O protesto público de Raymundo Nonato contra o parecer de Evandro Lins e Silva prosseguiu com a menção a outras campanhas de cunho social realizadas pelo Sindicato em favor dos associados e seus familiares. A manifestação de repulsa finaliza com a seguinte frase:
“Julgando ter-me estendido em considerações capazes de melhor esclarecer os homens de boa fé, reafirmo a V. Sª. os protestos não condensados no conteúdo desta missiva, mas expressos na revolta de um homem honrado e digno, um simples funcionário de cassino”.
Em dezembro de 1945, o Brasil era presidido por José Linhares, que, na qualidade de presidente do Supremo Tribunal Federal, havia substituído Getúlio Vargas, deposto em 29 de outubro daquele ano.
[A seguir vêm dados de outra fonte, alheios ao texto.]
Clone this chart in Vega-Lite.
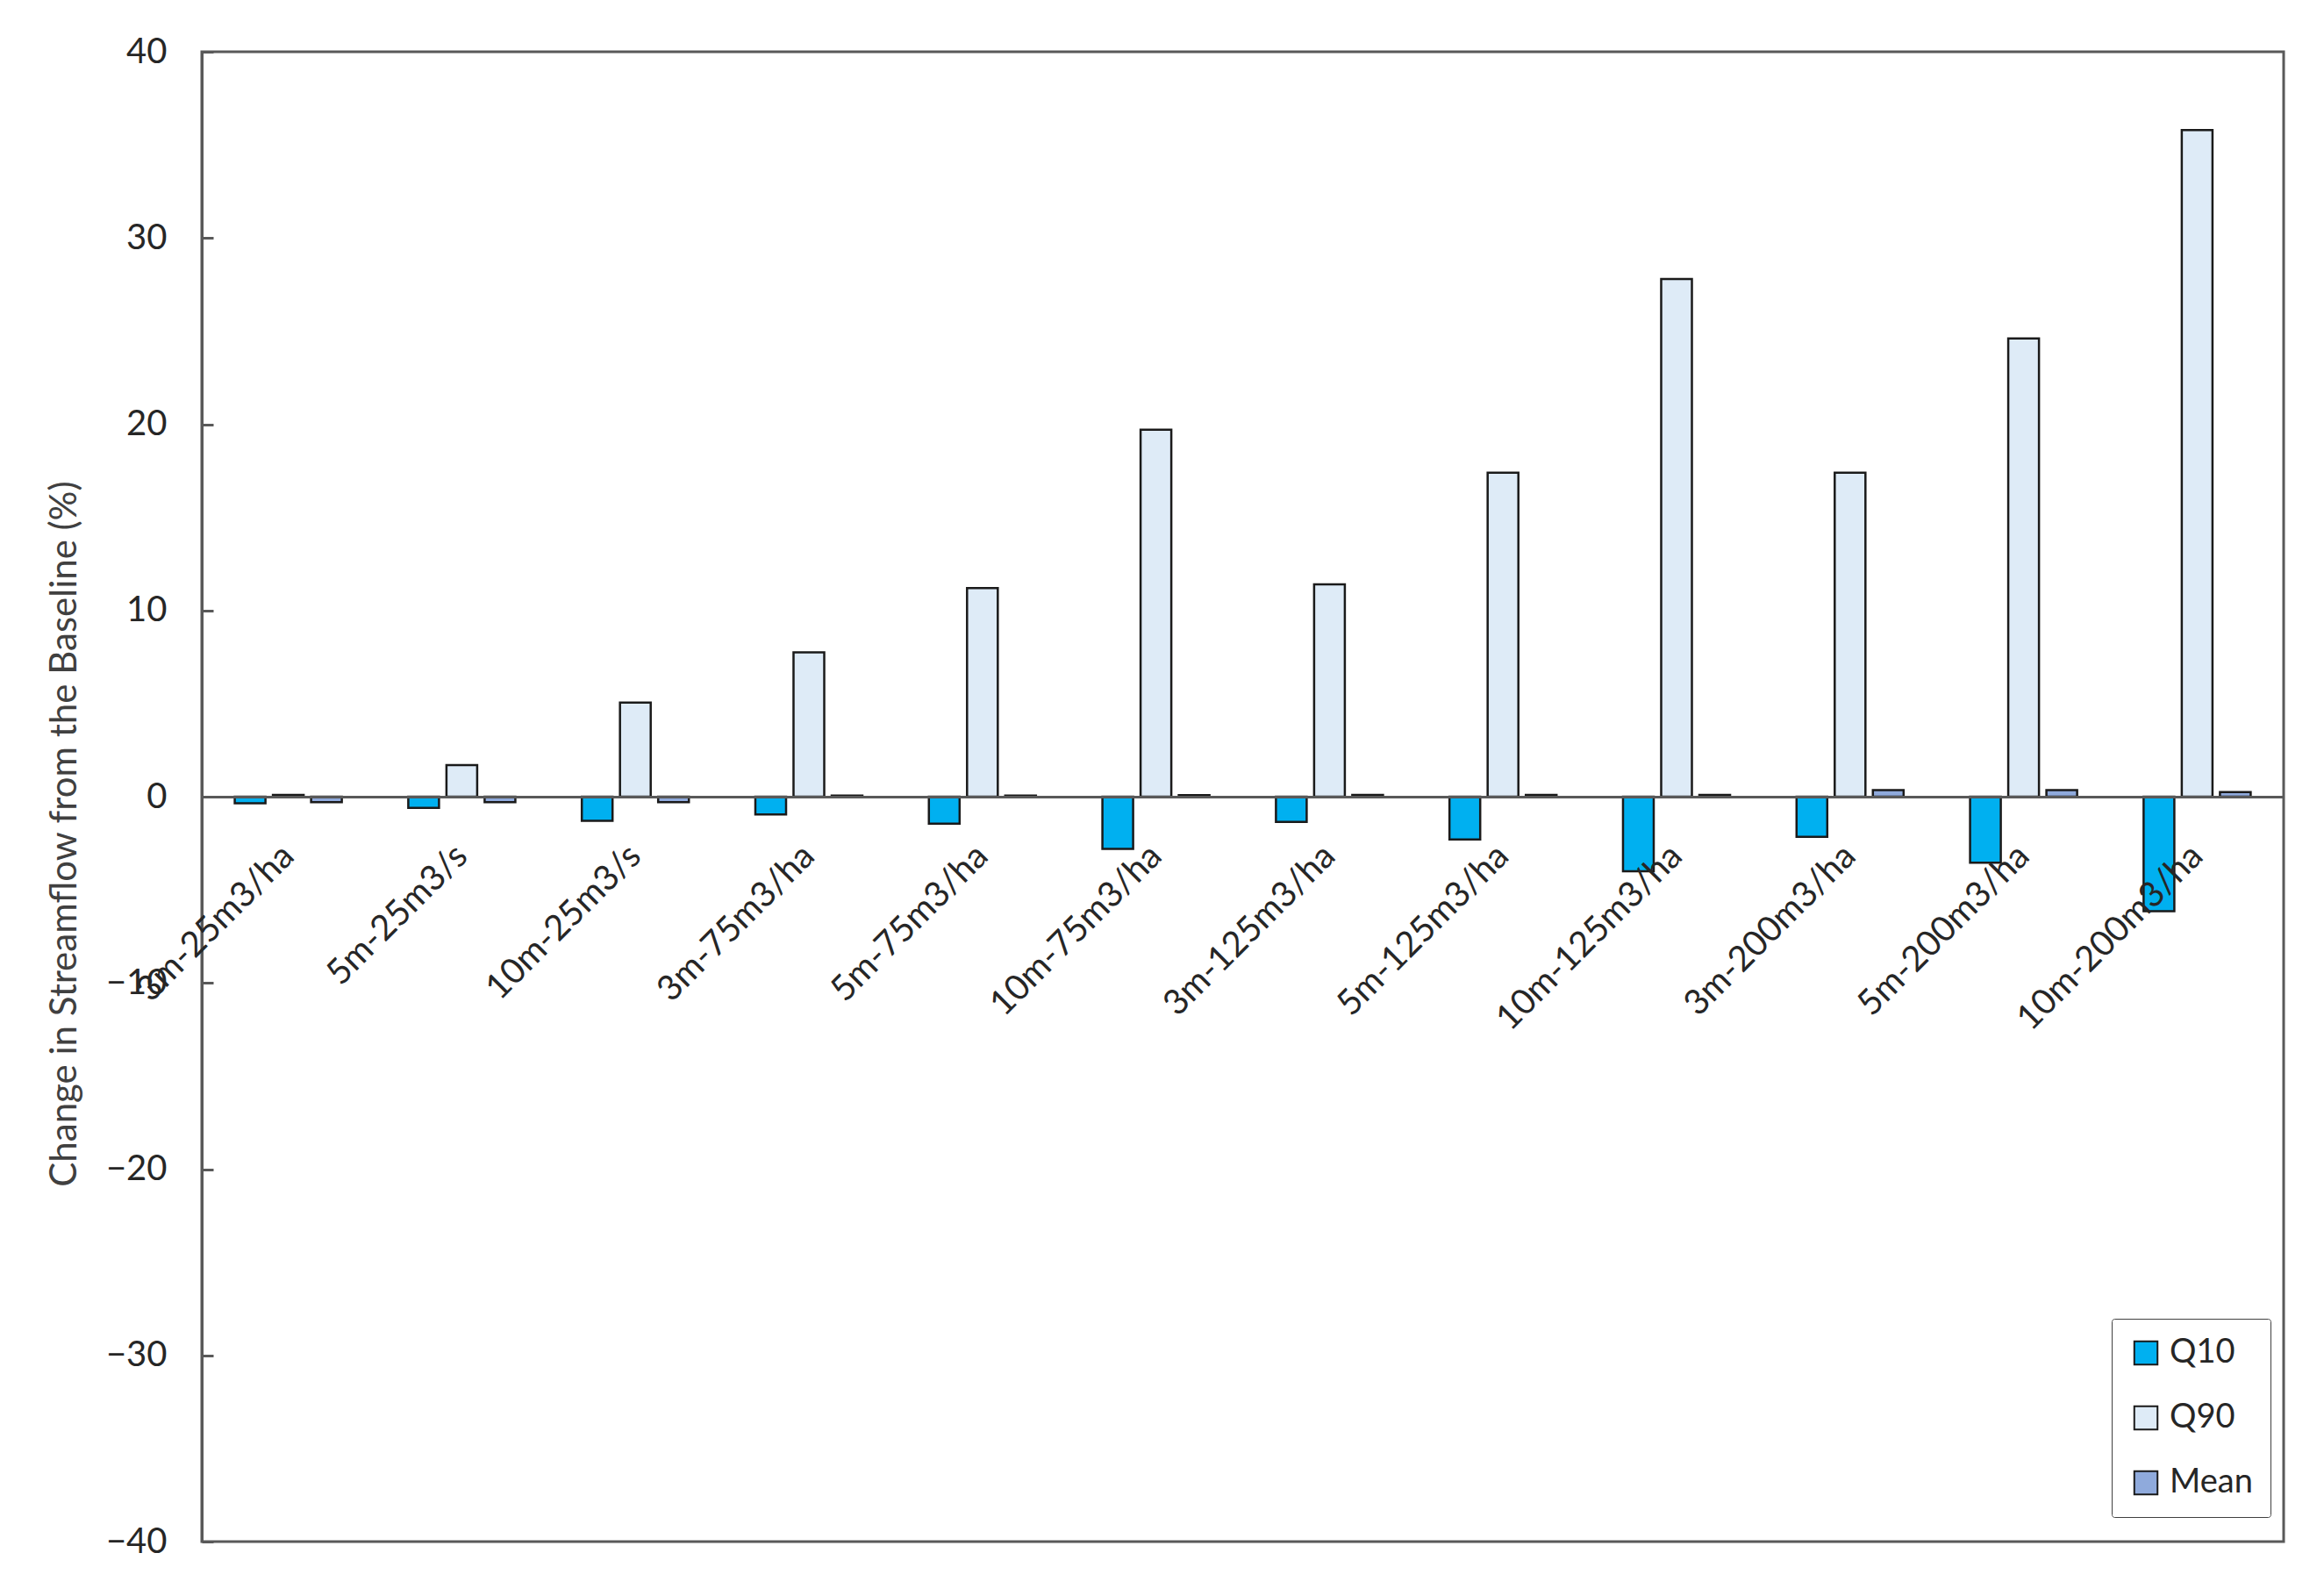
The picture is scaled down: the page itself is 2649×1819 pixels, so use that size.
{
  "$schema": "https://vega.github.io/schema/vega-lite/v6.json",
  "width": 2373,
  "height": 1698,
  "autosize": {"type": "none"},
  "padding": {"left": 230, "top": 59, "right": 46, "bottom": 62},
  "background": "white",
  "config": {
    "font": "Lato",
    "view": {"stroke": "#595959", "strokeWidth": 3},
    "axis": {"grid": false, "labelColor": "#262626", "titleColor": "#404040", "labelFont": "Lato", "titleFont": "Lato"}
  },
  "data": {
    "values": [
      {"cat": "3m-25m3/ha", "series": "Q10", "value": -0.35},
      {"cat": "3m-25m3/ha", "series": "Q90", "value": 0.1},
      {"cat": "3m-25m3/ha", "series": "Mean", "value": -0.3},
      {"cat": "5m-25m3/s", "series": "Q10", "value": -0.6},
      {"cat": "5m-25m3/s", "series": "Q90", "value": 1.7},
      {"cat": "5m-25m3/s", "series": "Mean", "value": -0.3},
      {"cat": "10m-25m3/s", "series": "Q10", "value": -1.3},
      {"cat": "10m-25m3/s", "series": "Q90", "value": 5.05},
      {"cat": "10m-25m3/s", "series": "Mean", "value": -0.3},
      {"cat": "3m-75m3/ha", "series": "Q10", "value": -0.95},
      {"cat": "3m-75m3/ha", "series": "Q90", "value": 7.75},
      {"cat": "3m-75m3/ha", "series": "Mean", "value": 0.06},
      {"cat": "5m-75m3/ha", "series": "Q10", "value": -1.45},
      {"cat": "5m-75m3/ha", "series": "Q90", "value": 11.2},
      {"cat": "5m-75m3/ha", "series": "Mean", "value": 0.06},
      {"cat": "10m-75m3/ha", "series": "Q10", "value": -2.8},
      {"cat": "10m-75m3/ha", "series": "Q90", "value": 19.7},
      {"cat": "10m-75m3/ha", "series": "Mean", "value": 0.08},
      {"cat": "3m-125m3/ha", "series": "Q10", "value": -1.35},
      {"cat": "3m-125m3/ha", "series": "Q90", "value": 11.4},
      {"cat": "3m-125m3/ha", "series": "Mean", "value": 0.1},
      {"cat": "5m-125m3/ha", "series": "Q10", "value": -2.3},
      {"cat": "5m-125m3/ha", "series": "Q90", "value": 17.4},
      {"cat": "5m-125m3/ha", "series": "Mean", "value": 0.1},
      {"cat": "10m-125m3/ha", "series": "Q10", "value": -4.0},
      {"cat": "10m-125m3/ha", "series": "Q90", "value": 27.8},
      {"cat": "10m-125m3/ha", "series": "Mean", "value": 0.1},
      {"cat": "3m-200m3/ha", "series": "Q10", "value": -2.15},
      {"cat": "3m-200m3/ha", "series": "Q90", "value": 17.4},
      {"cat": "3m-200m3/ha", "series": "Mean", "value": 0.35},
      {"cat": "5m-200m3/ha", "series": "Q10", "value": -3.55},
      {"cat": "5m-200m3/ha", "series": "Q90", "value": 24.6},
      {"cat": "5m-200m3/ha", "series": "Mean", "value": 0.35},
      {"cat": "10m-200m3/ha", "series": "Q10", "value": -6.15},
      {"cat": "10m-200m3/ha", "series": "Q90", "value": 35.8},
      {"cat": "10m-200m3/ha", "series": "Mean", "value": 0.25}
    ]
  },
  "mark": {"type": "bar", "stroke": "#1a1a1a", "strokeWidth": 2.5},
  "encoding": {
    "x": {
      "field": "cat",
      "type": "nominal",
      "sort": null,
      "scale": {"paddingInner": 0.383, "paddingOuter": 0.19},
      "axis": {
        "title": null,
        "orient": "bottom",
        "offset": -849,
        "domainColor": "#595959",
        "domainWidth": 3,
        "ticks": false,
        "labelAngle": -45,
        "labelFontSize": 40,
        "labelPadding": 47,
        "labelOffset": -14,
        "labelLimit": 0,
        "labelOverlap": false,
        "labelBound": false,
        "zindex": 1
      }
    },
    "xOffset": {
      "field": "series",
      "type": "nominal",
      "sort": ["Q10", "Q90", "Mean"],
      "scale": {"paddingInner": 0.195, "paddingOuter": 0}
    },
    "y": {
      "field": "value",
      "type": "quantitative",
      "scale": {"domain": [-40, 40], "nice": false},
      "axis": {
        "title": "Change in Streamflow from the Baseline (%)",
        "titleFontSize": 42,
        "titleFontWeight": "normal",
        "titlePadding": 25,
        "titleY": 891,
        "values": [-40, -30, -20, -10, 0, 10, 20, 30, 40],
        "labelFontSize": 40,
        "labelPadding": 53,
        "tickSize": -13,
        "tickWidth": 3,
        "tickColor": "#595959",
        "domainColor": "#595959",
        "domainWidth": 3
      }
    },
    "color": {
      "field": "series",
      "type": "nominal",
      "scale": {"domain": ["Q10", "Q90", "Mean"], "range": ["#00B0F0", "#DEEBF7", "#8FAADC"]},
      "legend": {
        "title": null,
        "orient": "none",
        "legendX": 2177,
        "legendY": 1444,
        "strokeColor": "#404040",
        "padding": 20,
        "cornerRadius": 3,
        "fillColor": "white",
        "symbolType": "square",
        "symbolSize": 700,
        "symbolStrokeColor": "#1a1a1a",
        "symbolStrokeWidth": 2,
        "labelFontSize": 38,
        "labelColor": "#262626",
        "labelOffset": 8,
        "rowPadding": 36
      }
    }
  }
}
O governo Linhares encerrou-se em 31 de janeiro de 1946.
As dramáticas consequências da proibição dos jogos, para os trabalhadores em cassinos e estabelecimentos de jogos de azar, foram atenuadas com a edição do Decreto-Lei nº 9.251/46, assinado pelo presidente Dutra, que movido pelos argumentos do nosso Sindicato determinou aos empresários a responsabilidade pelo pagamento das indenizações aos seus empregados:
“Art. 1º – Não se aplica aos empregados dos estabelecimentos a que se refere o Decreto-Lei nº 9.215, de 30 de abril de 1946, os quais, em virtude da cessação do jogo, hajam sido dispensados, o disposto no art. 486 da Consolidação das Leis do Trabalho, assistindo-lhes, porém, haver dos respectivos empregadores uma indenização nos termos dos arts. 478 e 497 dessa Consolidação”.